◆ Supplied data

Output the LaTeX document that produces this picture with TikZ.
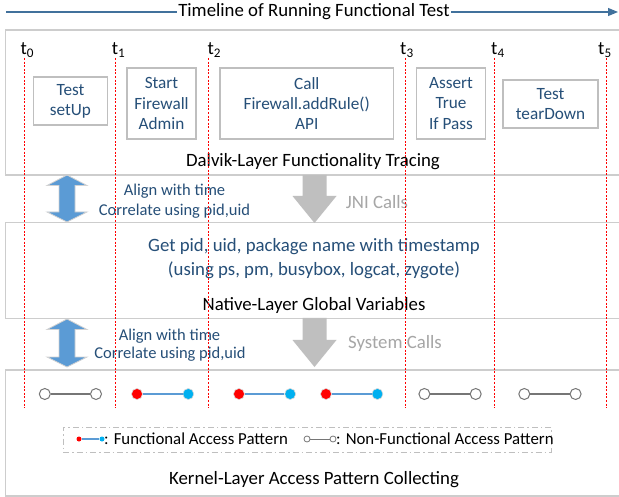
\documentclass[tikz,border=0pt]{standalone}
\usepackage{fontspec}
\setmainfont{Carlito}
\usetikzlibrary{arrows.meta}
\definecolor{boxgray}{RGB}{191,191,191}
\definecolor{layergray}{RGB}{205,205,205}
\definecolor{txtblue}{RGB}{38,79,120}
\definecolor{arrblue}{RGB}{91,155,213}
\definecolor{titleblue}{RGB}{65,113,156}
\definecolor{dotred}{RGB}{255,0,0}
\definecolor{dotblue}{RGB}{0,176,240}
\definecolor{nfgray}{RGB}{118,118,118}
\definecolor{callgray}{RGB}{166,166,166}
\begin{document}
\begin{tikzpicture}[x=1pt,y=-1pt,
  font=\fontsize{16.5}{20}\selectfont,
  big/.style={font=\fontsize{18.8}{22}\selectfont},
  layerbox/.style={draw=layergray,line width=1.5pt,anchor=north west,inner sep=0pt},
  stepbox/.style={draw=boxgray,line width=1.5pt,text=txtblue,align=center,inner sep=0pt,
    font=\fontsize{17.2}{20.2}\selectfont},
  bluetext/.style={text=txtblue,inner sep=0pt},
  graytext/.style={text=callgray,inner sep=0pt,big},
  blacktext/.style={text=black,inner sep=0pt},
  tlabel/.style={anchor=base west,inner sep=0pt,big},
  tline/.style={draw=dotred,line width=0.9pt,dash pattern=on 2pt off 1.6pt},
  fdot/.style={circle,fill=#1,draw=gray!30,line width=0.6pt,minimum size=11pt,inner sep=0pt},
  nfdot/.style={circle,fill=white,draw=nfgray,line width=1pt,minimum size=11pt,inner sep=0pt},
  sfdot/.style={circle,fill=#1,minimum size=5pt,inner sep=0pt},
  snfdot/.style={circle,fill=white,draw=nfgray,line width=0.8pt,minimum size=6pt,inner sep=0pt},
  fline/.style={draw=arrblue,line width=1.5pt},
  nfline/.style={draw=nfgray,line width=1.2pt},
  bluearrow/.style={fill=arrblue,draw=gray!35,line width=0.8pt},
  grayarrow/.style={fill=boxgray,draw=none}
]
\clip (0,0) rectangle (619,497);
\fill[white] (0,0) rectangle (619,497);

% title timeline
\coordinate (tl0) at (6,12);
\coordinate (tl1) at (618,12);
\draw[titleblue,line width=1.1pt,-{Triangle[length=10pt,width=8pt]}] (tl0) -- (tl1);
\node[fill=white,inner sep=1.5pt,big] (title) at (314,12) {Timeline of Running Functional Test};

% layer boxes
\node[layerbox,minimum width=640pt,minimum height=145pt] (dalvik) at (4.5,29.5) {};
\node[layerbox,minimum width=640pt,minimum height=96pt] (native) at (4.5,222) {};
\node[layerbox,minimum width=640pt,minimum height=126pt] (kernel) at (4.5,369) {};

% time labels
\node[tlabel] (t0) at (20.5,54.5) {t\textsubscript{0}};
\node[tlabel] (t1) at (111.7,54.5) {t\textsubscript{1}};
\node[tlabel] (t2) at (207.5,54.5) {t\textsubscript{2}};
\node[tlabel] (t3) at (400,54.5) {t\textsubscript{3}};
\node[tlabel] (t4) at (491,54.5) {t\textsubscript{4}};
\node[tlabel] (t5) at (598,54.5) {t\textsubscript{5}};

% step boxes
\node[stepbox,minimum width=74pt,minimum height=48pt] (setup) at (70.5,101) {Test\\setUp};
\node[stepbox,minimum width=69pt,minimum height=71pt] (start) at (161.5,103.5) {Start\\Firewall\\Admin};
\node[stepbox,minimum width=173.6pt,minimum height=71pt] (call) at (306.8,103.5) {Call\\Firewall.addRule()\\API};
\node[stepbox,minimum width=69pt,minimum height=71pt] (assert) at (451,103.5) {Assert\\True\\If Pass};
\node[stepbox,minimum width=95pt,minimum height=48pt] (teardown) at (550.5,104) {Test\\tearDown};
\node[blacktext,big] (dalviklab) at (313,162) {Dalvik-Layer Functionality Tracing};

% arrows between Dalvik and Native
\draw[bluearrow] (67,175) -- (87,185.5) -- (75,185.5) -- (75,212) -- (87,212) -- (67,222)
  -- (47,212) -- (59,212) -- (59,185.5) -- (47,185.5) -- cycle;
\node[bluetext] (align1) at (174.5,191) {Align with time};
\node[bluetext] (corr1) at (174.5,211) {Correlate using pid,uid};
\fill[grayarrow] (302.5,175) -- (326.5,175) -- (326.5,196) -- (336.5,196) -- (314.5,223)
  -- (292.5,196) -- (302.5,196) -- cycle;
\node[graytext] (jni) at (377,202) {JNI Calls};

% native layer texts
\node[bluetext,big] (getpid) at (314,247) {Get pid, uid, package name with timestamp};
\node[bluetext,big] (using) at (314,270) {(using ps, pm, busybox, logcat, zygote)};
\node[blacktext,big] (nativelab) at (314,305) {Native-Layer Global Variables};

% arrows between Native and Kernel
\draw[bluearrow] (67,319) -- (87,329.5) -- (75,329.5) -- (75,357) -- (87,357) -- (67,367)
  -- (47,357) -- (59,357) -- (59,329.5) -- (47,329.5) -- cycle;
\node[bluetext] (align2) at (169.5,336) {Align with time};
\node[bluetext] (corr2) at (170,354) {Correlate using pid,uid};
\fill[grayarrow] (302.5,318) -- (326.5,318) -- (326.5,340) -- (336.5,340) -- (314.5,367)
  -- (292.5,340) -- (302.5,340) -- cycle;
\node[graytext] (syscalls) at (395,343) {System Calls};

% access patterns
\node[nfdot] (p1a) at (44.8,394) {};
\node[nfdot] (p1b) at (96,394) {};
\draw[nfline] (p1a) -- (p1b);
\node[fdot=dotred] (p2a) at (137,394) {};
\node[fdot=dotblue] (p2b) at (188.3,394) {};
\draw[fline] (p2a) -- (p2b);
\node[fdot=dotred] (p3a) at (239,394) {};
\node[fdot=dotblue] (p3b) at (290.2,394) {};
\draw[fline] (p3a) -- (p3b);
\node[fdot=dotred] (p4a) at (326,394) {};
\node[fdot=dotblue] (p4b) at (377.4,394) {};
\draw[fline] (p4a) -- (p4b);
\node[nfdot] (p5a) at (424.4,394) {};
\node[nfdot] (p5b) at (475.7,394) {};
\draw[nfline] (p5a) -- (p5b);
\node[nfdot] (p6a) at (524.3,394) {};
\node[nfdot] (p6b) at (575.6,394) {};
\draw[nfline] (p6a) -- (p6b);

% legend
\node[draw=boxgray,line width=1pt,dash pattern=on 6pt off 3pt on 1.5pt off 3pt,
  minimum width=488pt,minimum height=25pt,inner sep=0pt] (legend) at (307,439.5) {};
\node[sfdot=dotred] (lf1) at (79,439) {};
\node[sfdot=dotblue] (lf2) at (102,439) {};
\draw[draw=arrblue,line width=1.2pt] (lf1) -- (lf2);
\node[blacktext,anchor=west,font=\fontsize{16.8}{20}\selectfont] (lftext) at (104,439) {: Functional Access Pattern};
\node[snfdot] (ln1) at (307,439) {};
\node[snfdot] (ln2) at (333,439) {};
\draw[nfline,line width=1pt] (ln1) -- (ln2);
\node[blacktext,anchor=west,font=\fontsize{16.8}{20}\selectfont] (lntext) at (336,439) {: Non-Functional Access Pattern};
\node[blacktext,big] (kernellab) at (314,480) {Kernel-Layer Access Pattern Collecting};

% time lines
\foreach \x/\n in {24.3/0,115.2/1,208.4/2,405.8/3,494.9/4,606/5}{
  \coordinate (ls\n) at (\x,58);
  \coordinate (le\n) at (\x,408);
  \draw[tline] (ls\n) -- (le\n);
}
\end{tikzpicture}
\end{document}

◆ Problem
Go through the data above and transcribe it in full, omitting any image.

◆ Full solution
Output the LaTeX document that produces this picture with TikZ.
\documentclass[tikz,border=0pt]{standalone}
\usepackage{fontspec}
\setmainfont{Carlito}
\usetikzlibrary{arrows.meta}
\definecolor{boxgray}{RGB}{191,191,191}
\definecolor{layergray}{RGB}{205,205,205}
\definecolor{txtblue}{RGB}{38,79,120}
\definecolor{arrblue}{RGB}{91,155,213}
\definecolor{titleblue}{RGB}{65,113,156}
\definecolor{dotred}{RGB}{255,0,0}
\definecolor{dotblue}{RGB}{0,176,240}
\definecolor{nfgray}{RGB}{118,118,118}
\definecolor{callgray}{RGB}{166,166,166}
\begin{document}
\begin{tikzpicture}[x=1pt,y=-1pt,
  font=\fontsize{16.5}{20}\selectfont,
  big/.style={font=\fontsize{18.8}{22}\selectfont},
  layerbox/.style={draw=layergray,line width=1.5pt,anchor=north west,inner sep=0pt},
  stepbox/.style={draw=boxgray,line width=1.5pt,text=txtblue,align=center,inner sep=0pt,
    font=\fontsize{17.2}{20.2}\selectfont},
  bluetext/.style={text=txtblue,inner sep=0pt},
  graytext/.style={text=callgray,inner sep=0pt,big},
  blacktext/.style={text=black,inner sep=0pt},
  tlabel/.style={anchor=base west,inner sep=0pt,big},
  tline/.style={draw=dotred,line width=0.9pt,dash pattern=on 2pt off 1.6pt},
  fdot/.style={circle,fill=#1,draw=gray!30,line width=0.6pt,minimum size=11pt,inner sep=0pt},
  nfdot/.style={circle,fill=white,draw=nfgray,line width=1pt,minimum size=11pt,inner sep=0pt},
  sfdot/.style={circle,fill=#1,minimum size=5pt,inner sep=0pt},
  snfdot/.style={circle,fill=white,draw=nfgray,line width=0.8pt,minimum size=6pt,inner sep=0pt},
  fline/.style={draw=arrblue,line width=1.5pt},
  nfline/.style={draw=nfgray,line width=1.2pt},
  bluearrow/.style={fill=arrblue,draw=gray!35,line width=0.8pt},
  grayarrow/.style={fill=boxgray,draw=none}
]
\clip (0,0) rectangle (619,497);
\fill[white] (0,0) rectangle (619,497);

% title timeline
\coordinate (tl0) at (6,12);
\coordinate (tl1) at (618,12);
\draw[titleblue,line width=1.1pt,-{Triangle[length=10pt,width=8pt]}] (tl0) -- (tl1);
\node[fill=white,inner sep=1.5pt,big] (title) at (314,12) {Timeline of Running Functional Test};

% layer boxes
\node[layerbox,minimum width=640pt,minimum height=145pt] (dalvik) at (4.5,29.5) {};
\node[layerbox,minimum width=640pt,minimum height=96pt] (native) at (4.5,222) {};
\node[layerbox,minimum width=640pt,minimum height=126pt] (kernel) at (4.5,369) {};

% time labels
\node[tlabel] (t0) at (20.5,54.5) {t\textsubscript{0}};
\node[tlabel] (t1) at (111.7,54.5) {t\textsubscript{1}};
\node[tlabel] (t2) at (207.5,54.5) {t\textsubscript{2}};
\node[tlabel] (t3) at (400,54.5) {t\textsubscript{3}};
\node[tlabel] (t4) at (491,54.5) {t\textsubscript{4}};
\node[tlabel] (t5) at (598,54.5) {t\textsubscript{5}};

% step boxes
\node[stepbox,minimum width=74pt,minimum height=48pt] (setup) at (70.5,101) {Test\\setUp};
\node[stepbox,minimum width=69pt,minimum height=71pt] (start) at (161.5,103.5) {Start\\Firewall\\Admin};
\node[stepbox,minimum width=173.6pt,minimum height=71pt] (call) at (306.8,103.5) {Call\\Firewall.addRule()\\API};
\node[stepbox,minimum width=69pt,minimum height=71pt] (assert) at (451,103.5) {Assert\\True\\If Pass};
\node[stepbox,minimum width=95pt,minimum height=48pt] (teardown) at (550.5,104) {Test\\tearDown};
\node[blacktext,big] (dalviklab) at (313,162) {Dalvik-Layer Functionality Tracing};

% arrows between Dalvik and Native
\draw[bluearrow] (67,175) -- (87,185.5) -- (75,185.5) -- (75,212) -- (87,212) -- (67,222)
  -- (47,212) -- (59,212) -- (59,185.5) -- (47,185.5) -- cycle;
\node[bluetext] (align1) at (174.5,191) {Align with time};
\node[bluetext] (corr1) at (174.5,211) {Correlate using pid,uid};
\fill[grayarrow] (302.5,175) -- (326.5,175) -- (326.5,196) -- (336.5,196) -- (314.5,223)
  -- (292.5,196) -- (302.5,196) -- cycle;
\node[graytext] (jni) at (377,202) {JNI Calls};

% native layer texts
\node[bluetext,big] (getpid) at (314,247) {Get pid, uid, package name with timestamp};
\node[bluetext,big] (using) at (314,270) {(using ps, pm, busybox, logcat, zygote)};
\node[blacktext,big] (nativelab) at (314,305) {Native-Layer Global Variables};

% arrows between Native and Kernel
\draw[bluearrow] (67,319) -- (87,329.5) -- (75,329.5) -- (75,357) -- (87,357) -- (67,367)
  -- (47,357) -- (59,357) -- (59,329.5) -- (47,329.5) -- cycle;
\node[bluetext] (align2) at (169.5,336) {Align with time};
\node[bluetext] (corr2) at (170,354) {Correlate using pid,uid};
\fill[grayarrow] (302.5,318) -- (326.5,318) -- (326.5,340) -- (336.5,340) -- (314.5,367)
  -- (292.5,340) -- (302.5,340) -- cycle;
\node[graytext] (syscalls) at (395,343) {System Calls};

% access patterns
\node[nfdot] (p1a) at (44.8,394) {};
\node[nfdot] (p1b) at (96,394) {};
\draw[nfline] (p1a) -- (p1b);
\node[fdot=dotred] (p2a) at (137,394) {};
\node[fdot=dotblue] (p2b) at (188.3,394) {};
\draw[fline] (p2a) -- (p2b);
\node[fdot=dotred] (p3a) at (239,394) {};
\node[fdot=dotblue] (p3b) at (290.2,394) {};
\draw[fline] (p3a) -- (p3b);
\node[fdot=dotred] (p4a) at (326,394) {};
\node[fdot=dotblue] (p4b) at (377.4,394) {};
\draw[fline] (p4a) -- (p4b);
\node[nfdot] (p5a) at (424.4,394) {};
\node[nfdot] (p5b) at (475.7,394) {};
\draw[nfline] (p5a) -- (p5b);
\node[nfdot] (p6a) at (524.3,394) {};
\node[nfdot] (p6b) at (575.6,394) {};
\draw[nfline] (p6a) -- (p6b);

% legend
\node[draw=boxgray,line width=1pt,dash pattern=on 6pt off 3pt on 1.5pt off 3pt,
  minimum width=488pt,minimum height=25pt,inner sep=0pt] (legend) at (307,439.5) {};
\node[sfdot=dotred] (lf1) at (79,439) {};
\node[sfdot=dotblue] (lf2) at (102,439) {};
\draw[draw=arrblue,line width=1.2pt] (lf1) -- (lf2);
\node[blacktext,anchor=west,font=\fontsize{16.8}{20}\selectfont] (lftext) at (104,439) {: Functional Access Pattern};
\node[snfdot] (ln1) at (307,439) {};
\node[snfdot] (ln2) at (333,439) {};
\draw[nfline,line width=1pt] (ln1) -- (ln2);
\node[blacktext,anchor=west,font=\fontsize{16.8}{20}\selectfont] (lntext) at (336,439) {: Non-Functional Access Pattern};
\node[blacktext,big] (kernellab) at (314,480) {Kernel-Layer Access Pattern Collecting};

% time lines
\foreach \x/\n in {24.3/0,115.2/1,208.4/2,405.8/3,494.9/4,606/5}{
  \coordinate (ls\n) at (\x,58);
  \coordinate (le\n) at (\x,408);
  \draw[tline] (ls\n) -- (le\n);
}
\end{tikzpicture}
\end{document}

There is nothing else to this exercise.